The fact is that the Brady “report” is actually little more than wild assumptions and unfounded fear mongering based on some raw numbers provided by ATF to members of the firearms industry. What those numbers indicate is that an undisclosed number of unidentified manufacturers have had some problems keeping track of all of the frames and receivers they make, but that there has been marked improvement over the last two years. In all, according to the ATF, some 18,000 serial numbers were unaccounted for during factory inspections over the past two and a half years.

While that seems high to those unfamiliar with large-scale firearms production, it actually represents a remarkably low percentage of firearms produced, and such “lost” guns are almost always a simple matter of paperwork or accounting errors.

While there is occasional pilfering of parts by factory employees, this is extremely rare and is usually quickly detected.

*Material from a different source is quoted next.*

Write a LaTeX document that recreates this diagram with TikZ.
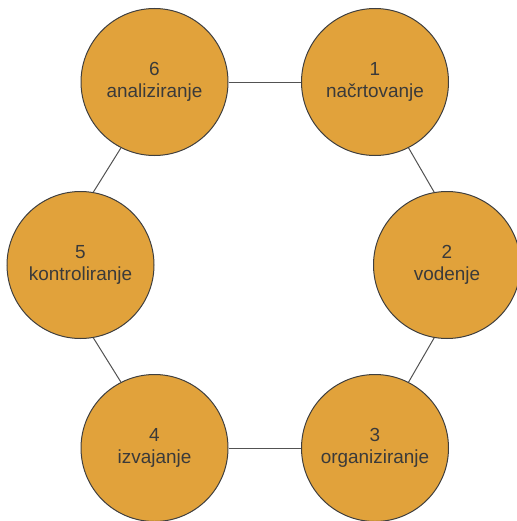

The vast majority of these “lost” guns never left the factory; they were frames or receivers that failed some quality control inspection and were recycled. Many of the missing guns simply never existed. Automated equipment stamps serial numbers and generates a record, but sometimes numbers get skipped, or there is a gap in the line resulting in a number being stamped into thin air. If such errors are not immediately detected by an equipment operator, the imaginary gun goes into the system and is later unaccounted for.

There is also the occasional problem of senior executives pulling guns for inspection or to show to a visiting gun-writer and failing to notify the proper record-keeper about it. These guns eventually make it back into the system, but often not until after the poor compliance specialist down on the factory floor has filed the serial number as missing.

When I was a new employee on the factory floor at Ruger Firearms in Prescott, Ariz., I remember making the mistake of throwing a box of flawed pistol frames into a recycling bin (which was already full of other flawed frames – some with serial numbers, some pulled before the serial-numbering station) without first checking off the serial numbers so they could be removed from the inventory list. I volunteered to climb into the bin to try and identify the unknown number of frames, but was told not to worry about it because it happened all the time.

I also recall Bill Ruger Bob Stuttler, and Bill Atkinson wandering down to the manufacturing floor and grabbing a gun or frame to go test-fire it, measure it out, or to show to someone. Occasionally one of those guns would be “tested to destruction” to validate strengths and find weaknesses.

I do recall that we had a case of an employee stealing parts and building guns, which he then was selling to friends. He had only sold a few before word got out and he not only lost his job, he lost his freedom. He avoided a 10-year sentence by helping to recover every gun he had built, but still did a couple of years for his crime.

The Brady Bunch and their willing dupes in the media would have us believe that most of these 18,000 “lost” guns are circulating out amongst the criminal element fomenting crime and destruction. One of their more outrageous suggestions is that many of these guns are stolen before a serial number is affixed – something that has occasionally happened, but which is exceedingly rare because serial numbers are intentionally stamped prior to the frame or receiver completing the machining processes.

This means that there is typically a substantial amount of machining still required before the part is usable. The drawback of stamping serial numbers early in the manufacturing process is that it means more parts rejected after they have been marked, which means more gaps in the serial number chain and more destroyed numbers to keep track of.

The Brady Bunch is excited about the idea of un-serialized frames, because their lawyers were recently successful in helping the family of a murder victim win a $600,000 settlement from Kahr Arms. One of Kahr’s guns, which had been assembled from stolen parts by a former factory worker, was used in the murder. Kahr’s attorney’s advised them to settle after a judge telegraphed that the case was not barred under the Lawful Commerce in Arms Act. The $600k settlement was less costly than the drawn out litigation would be, and potentially far less costly than what a jury might award.

The highly unusual circumstance of the pilfered, pre-serialized frame made the case unique and meant that the settlement caused no harmful precedent – though many gun-rights activists were frustrated with Kahr for making the settlement.

The fact is that firearms manufacturers go to extreme lengths to track every part they make or use in their guns – especially the frames and receivers. Pilfering by employees is extremely rare because the return is low and the risk is high, and such thievery is generally detected very quickly.

In the end, as is usually the case, the Brady Bunch – and their supporters in the media – are just wrong again.